Runtime Completeness

  • Named capability: mandatory simple-baseline VprStrategy for engine-rule comparative validation against the production-default UltraVPR (architecture / E-C2 / solution.md "NetVLAD mandatory simple-baseline" / engine rule + AC-2.1b relaxed floor).
  • Production code that must exist: real NetVladStrategy calling real C7 PyTorch InferenceRuntime.forward with a real loaded NetVLAD .pth model; real NetVladBackbonePreprocessor performing real OpenCV resize + ImageNet normalisation + FP16 cast; real dual-stage normalisation (intra-cluster THEN global L2); real composition-root wiring path.
  • Allowed external stubs: tests MAY use FakeInferenceRuntime returning pre-computed VLAD descriptors; FakeTileStore; FakeFdrClient; FakeDescriptorNormaliser instrumented to verify call order (AC-3); production wiring uses the real C7 PyTorch runtime + real NetVLAD weights + real C6.
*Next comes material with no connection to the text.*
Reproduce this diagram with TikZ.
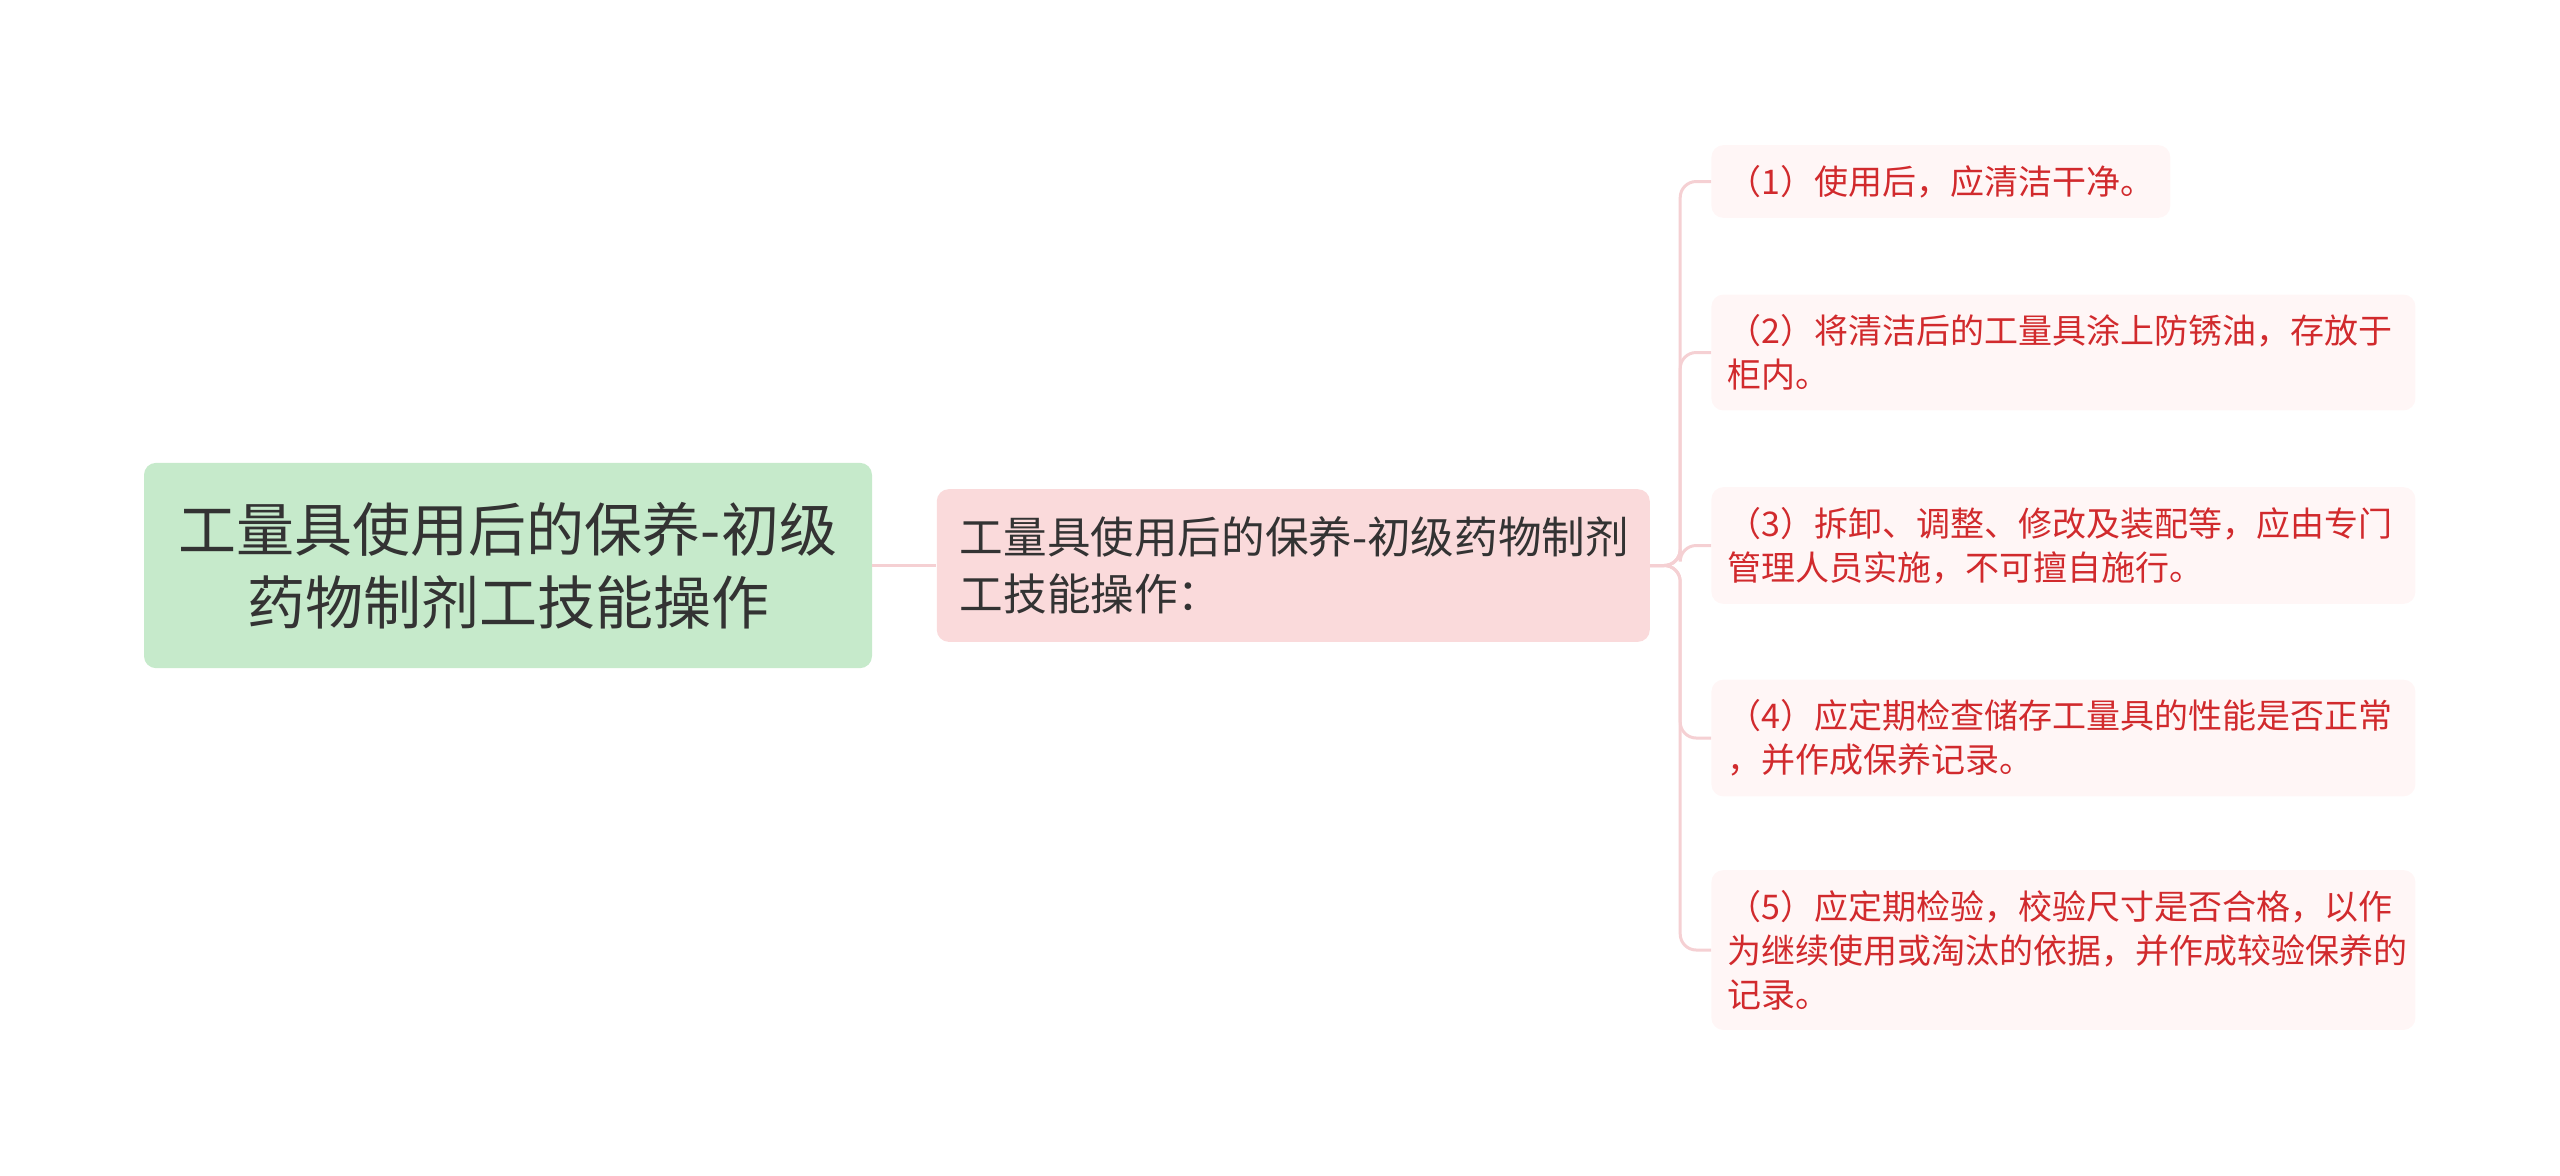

  • Unacceptable substitutes: a NumPy-only NetVLAD forward pass (would not satisfy NFR-perf budget; would defeat the runtime-isolation strategy of using a different runtime than UltraVPR); skipping intra-cluster normalisation (would silently break AC-2.1b's recall floor); using TensorRT for NetVLAD (would defeat the simple-baseline policy of isolating runtime risk); making preprocessing parameters config-knobs (would let operators silently break the recall floor); selecting NetVLAD in an airborne binary (must fail-fast per AC-11); a single-stage L2-only normalisation (would deviate from NetVLAD's published preprocessing chain; recall regression risk).